The whole racing scene can seem rather intimidating to young, female bikers (like me at the time), but also people who have never entered the bike “scene,” whatever their age, or are simply attending to support their cousin or daughter or whomever. Things like cookouts, beer and fun people make people want to attend things like criterium racing. If you had to Google “criterium,” you are probably one of the people that needs to be enticed to attend a bike race. We have all these silly bike words. Fortunately, we have people like Mark and Sean who can describe the scene and never make us feel dumb for not knowing the lingo.
They may not have known it at the time, but I saw Mark and Sean for the first time in 2014 at the Door County Century where they were commentating the Cross of the Century, a cyclocross race that takes place the day before the century ride. Most people do the race for fun, and many of them are riding 100 miles the next day. There were tiki torches out on the course and kids drenching the riders with squirt guns. Mark and Sean were doing a lot of heckling, dangling bacon and other consumables from fishing poles. They were making cyclocross seem really FUN. I kept thinking to myself, “Who are these dudes?!”
Fast forward to 2015. My group of lady friends and I finally got up the courage to say “Hi” to Mark and Sean at the Cross of the Century. Life has been more awesome ever since. We laughed a ton at the cross race and the next day we rode our 100 miles and did what I endearingly like to call “Closing the Door County Century.” (Basically we consumed a bunch of beer with the drink tickets that rained down upon us from Illinois people driving home that afternoon and were entrusted with leftover cherry pies. Soon after the pies came, we were promptly told to leave). I was glad that Mark and Sean were a part of that awesome day (although sadly they missed running into a freezing Lake Michigan and drinking more beer in a hot tub). Anyway, the story happily did not end at that day. We kept in touch and I ended up seeing them at two fat bike races this winter -- Broken Spoke’s Shelltrack and Wheel & Sprocket’s Hugh Jass in Appleton.

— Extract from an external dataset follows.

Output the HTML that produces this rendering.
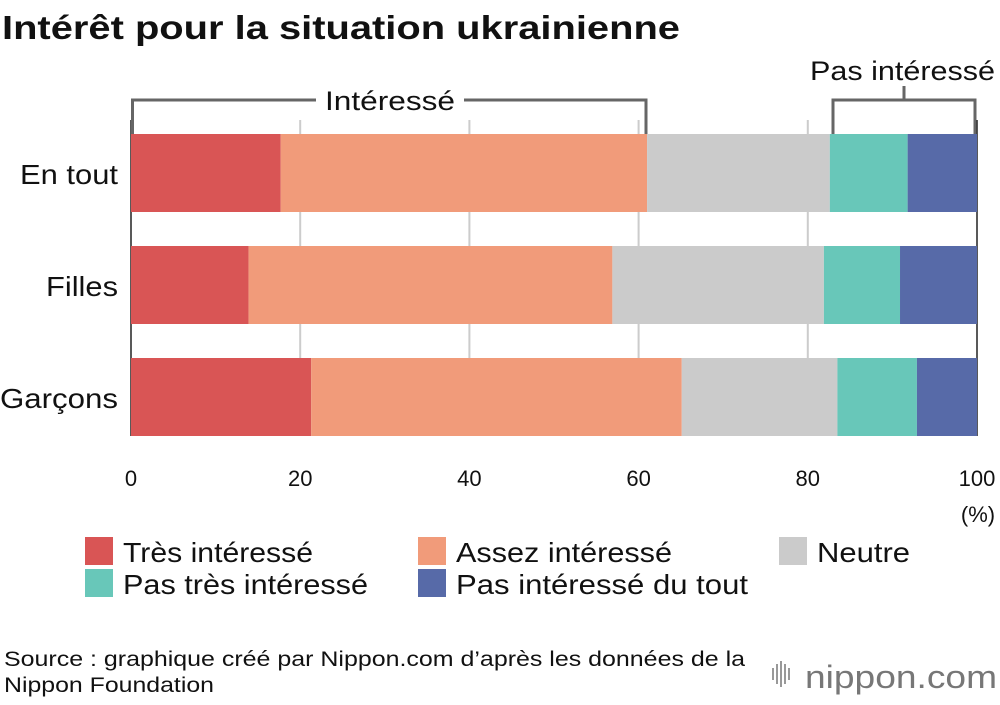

You know, I could tell you more about the lively shenanigans that take place at bike races when Mark and Sean are around, but that’s not the point. The best part is that Mark and Sean make people happy. The duo has a sense of humor and a way of speaking that makes racers and spectators alike feel special. They care about riders and want them to have fun. They care about spectators and want to entertain them. If you’re lucky enough to be friends with Mark and Sean, those feelings intensify at least 150%.
Now that I am obsessed with bikes, I can look back at that first cross race in Verona and tell you that if a commentator like Mark or Sean had been present, my perceptions of the sport would have changed instantly. Bikes are fun and racing is meant to be fun. If you’re not having fun, you’re doing it wrong. And it’s fantastic when you have Mark and Sean to remind you to enjoy every minute of the sport.